The new Penal Code sparked rare domestic criticism of authorities and international condemnation. But Sultan Hassanal Bolkiah said in his decree that the move was “a must” under Islam, dismissing “never-ending theories” that Sharia punishments were cruel. “Theory states that Allah’s law is cruel and unfair but Allah himself has said that his law is indeed fair,” he said.
“Application of the death penalty for such a broad range of offences contravenes international law,” said Rupert Colville, spokesperson for the Office of the UN High Commissioner for Human Rights (OHCHR). He added that, “under international law, stoning people to death constitutes torture or other cruel, inhuman or degrading treatment or punishment and is thus clearly prohibited.” Noting that Brunei has maintained an effective moratorium on the use of the death penalty since 1957, OHCHR urged the Government to establish a formal moratorium and to work towards abolishing the practice altogether.
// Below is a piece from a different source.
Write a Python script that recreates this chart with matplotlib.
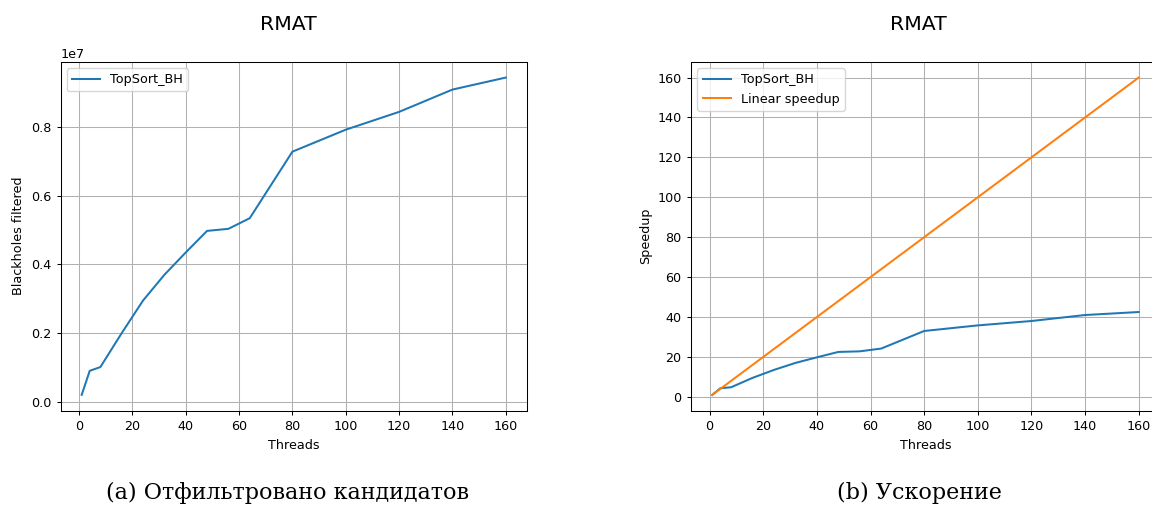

Under the Brunei Criminal Procedure Code (art. 246) pregnant women face a maximum sentence of life imprisonment, and a lighter sentence may be passed when possible.
In 2009, Brunei did not accept the recommendations to institute an official moratorium on the death penalty or officially abolish the death penalty made by members of the Human Rights Council during the Universal Periodic Review of human rights.
On 2 May 2014, Brunei Darussalam was reviewed again under the Universal Periodic Review of the UN Human Rights Council. On 10 September 2014, in its response to the recommendations received, Brunei Darussalam rejected the recommendations to postpone the implementation of the Sharia Penal Code Order, 2013, and ratify the Second Optional Protocol to the International Covenant on Civil and Political Rights, aiming at the abolition of the death penalty. The Government noted that, to date, the abolition of the death penalty is not required by international law.
On December 19, 2016, Brunei Darussalam once again voted against the Resolution on a Moratorium on the Use of the Death Penalty at the UN General Assembly.